Considering the remaining criteria in subsection 8-1(2) of the ITAA 1997, the Settlement Payment is also not:

•         of a private or domestic nature; or

•         incurred in relation to producing exempt or non-assessable non-exempt income; or

•         subject to another provision in ITAA 1997 that would prevent the deduction.

Accordingly, the Settlement Payment meets the requirements to be an allowable deduction under subsection 8-1(1) of the ITAA 1997 and is not excluded by subsection 8-1(2) of the ITAA 1997.

Question 2

Summary

Yes, the legal fees are deductible under section 8-1 of the ITAA 1997.

Detailed reasoning

For legal expenses to constitute an allowable deduction, it must be shown that they were incidental or relevant to the production of the taxpayer's assessable income, (Ronpibon Tin NL & Tong Kah Compound NL v.
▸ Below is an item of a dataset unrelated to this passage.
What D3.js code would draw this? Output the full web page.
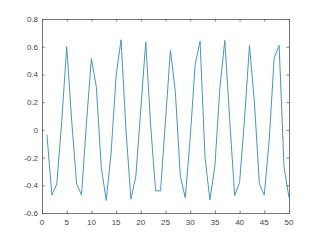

Federal Commissioner of Taxation (1949) 78 CLR 47; [1949] HCA 15; (1949) 4 AITR 236; (1949) 8 ATD 431).

Also, in determining whether a deduction for legal expenses is allowed under section 8-1 of the ITAA 1997, the nature of the expenses must be considered (Hallstroms Pty Ltd v Federal Commissioner of Taxation (1946) 72 CLR 634). The nature or character of the legal expenses follows the advantage which is sought to be gained by incurring the expenses, that is, whether the legal expenses are incurred for a capital or revenue purpose. The outcome of the legal action does not affect the deductibility of the legal expense, rather the nature or character of the legal expenses follows the advantage that is sought to be gained by incurring the expenses.

Legal expenses are generally deductible if they arise out of the day-to-day activities of the taxpayer's business. (Herald and Weekly Times Ltd v. Federal Commissioner of Taxation (1932) 48 CLR 113; [1932] HCA 56; (1932) 39 ALR 46; (1932) 2 ATD 169) and the legal action has more than a peripheral connection to the taxpayer's income producing activities (Magna Alloys and Research Pty Ltd v. FC of T (1980) 49 FLR 183; [1980] FCA 150; (1980) 11 ATR 276; 80 ATC 4542).

The legal fees the Trust incurred in defending and settling on the legal action for the amount owed to the Original Trustee for their performance fees have arisen from past and successful management of the Trust's day-to-day business to produce assessable income. Therefore, the legal fees incurred are revenue in nature and deductible under section 8-1 of the ITAA 1997.